**Directions:** Starting at the first line of the data, print each line verbatim up to and including the line bearing "import plotly.graph_objects as go", omitting pictures.

**Information shown:**
>>>>>

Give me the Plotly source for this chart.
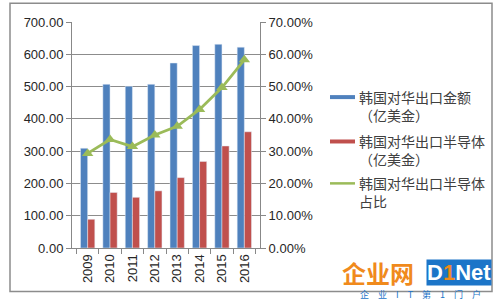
import plotly.graph_objects as go

years = ["2009", "2010", "2011", "2012", "2013", "2014", "2015", "2016"]
export_total = [309, 507, 501, 507, 573, 627, 631, 622]
export_semi = [89, 172, 157, 177, 218, 268, 316, 360]
semi_share = [0.293, 0.336, 0.314, 0.350, 0.377, 0.429, 0.497, 0.583]

names = ["韩国对华出口金额<br>（亿美金）", "韩国对华出口半导体<br>（亿美金）", "韩国对华出口半导体<br>占比"]
colors = ["#4F81BD", "#C0504D", "#9BBB59"]

fig = go.Figure()
fig.add_trace(go.Bar(x=years, y=export_total, marker_color=colors[0], name=names[0]))
fig.add_trace(go.Bar(x=years, y=export_semi, marker_color=colors[1], name=names[1]))
fig.add_trace(go.Scatter(x=years, y=semi_share, yaxis="y2", mode="lines+markers",
                         line=dict(color=colors[2], width=2.8),
                         marker=dict(symbol="triangle-up", size=10, color=colors[2]),
                         name=names[2]))

tickfont = dict(family="Liberation Sans, Arial", size=13, color="#262626")
cjk = "Noto Sans CJK SC"

fig.update_layout(
    width=500, height=302,
    margin=dict(l=72, r=240, t=22, b=54),
    paper_bgcolor="white", plot_bgcolor="white",
    showlegend=False,
    barmode="group", bargap=0.36, bargroupgap=0,
    xaxis=dict(tickangle=-90, tickfont=tickfont, showline=True, linecolor="#888888",
               ticks="outside", ticklen=5, tickcolor="#888888", tickson="boundaries",
               showgrid=False),
    yaxis=dict(range=[0, 700], dtick=100, tickformat=".2f", tickfont=tickfont,
               showgrid=True, gridcolor="#8C8C8C", gridwidth=1,
               showline=True, linecolor="#888888", ticks="outside", ticklen=5,
               tickcolor="#888888", zeroline=False),
    yaxis2=dict(range=[0, 0.7], dtick=0.1, tickformat=".2%", tickfont=tickfont,
                overlaying="y", side="right", showgrid=False,
                showline=True, linecolor="#888888", ticks="outside", ticklen=5,
                tickcolor="#888888", zeroline=False),
)

def px_x(px):
    return (px - 72) / 188.0

def px_y(py):
    return (248.3 - py) / 226.6

shapes = []
# outer frame
shapes.append(dict(type="rect", xref="paper", yref="paper",
                   x0=px_x(10), x1=px_x(492), y0=px_y(292), y1=px_y(3),
                   line=dict(color="#8C8C8C", width=1.5), fillcolor="rgba(0,0,0,0)", layer="below"))
# legend swatches
shapes.append(dict(type="rect", xref="paper", yref="paper", x0=px_x(330), x1=px_x(355),
                   y0=px_y(99), y1=px_y(95), fillcolor=colors[0], line=dict(width=0)))
shapes.append(dict(type="rect", xref="paper", yref="paper", x0=px_x(330), x1=px_x(355),
                   y0=px_y(143.5), y1=px_y(139.5), fillcolor=colors[1], line=dict(width=0)))
shapes.append(dict(type="line", xref="paper", yref="paper", x0=px_x(330), x1=px_x(355),
                   y0=px_y(183.5), y1=px_y(183.5), line=dict(color=colors[2], width=2.5)))
fig.update_layout(shapes=shapes)

fig.add_trace(go.Scatter(x=[px_x(342.5)], y=[px_y(183.5)], xaxis="x3", yaxis="y3",
                         mode="markers", marker=dict(symbol="triangle-up", size=6, color=colors[2]),
                         hoverinfo="skip"))
fig.update_layout(
    xaxis3=dict(overlaying="x", range=[0, 1], visible=False, domain=[0, 1]),
    yaxis3=dict(overlaying="y", range=[0, 1], visible=False),
)

anns = []
for name, py in zip(names, [106, 150.5, 192.5]):
    anns.append(dict(xref="paper", yref="paper", x=px_x(357), y=px_y(py), xanchor="left",
                     yanchor="middle", align="left", showarrow=False, text=name,
                     font=dict(family=cjk, size=14, color="#404040")))
# watermark
anns.append(dict(xref="paper", yref="paper", x=px_x(378), y=px_y(273), showarrow=False,
                 text="<b>企业网</b>", font=dict(family=cjk, size=24, color="#F08A1C"),
                 xanchor="center", yanchor="middle"))
anns.append(dict(xref="paper", yref="paper", x=px_x(459), y=px_y(273), showarrow=False,
                 text="<b>D<span style='color:#F08A1C'>1</span>Net</b>",
                 font=dict(family="Liberation Sans, Arial", size=22, color="white"),
                 bgcolor="#1C75C8", borderpad=0, xanchor="center", yanchor="middle"))
anns.append(dict(xref="paper", yref="paper", x=px_x(420), y=px_y(294.5), showarrow=False,
                 text="企　业　I　T　第　1　门　户",
                 font=dict(family=cjk, size=9, color="#1C75C8"),
                 xanchor="center", yanchor="middle"))
fig.update_layout(annotations=anns)

fig.write_html("out.html")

<<<<<

**Completed task:**
Give me the Plotly source for this chart.
import plotly.graph_objects as go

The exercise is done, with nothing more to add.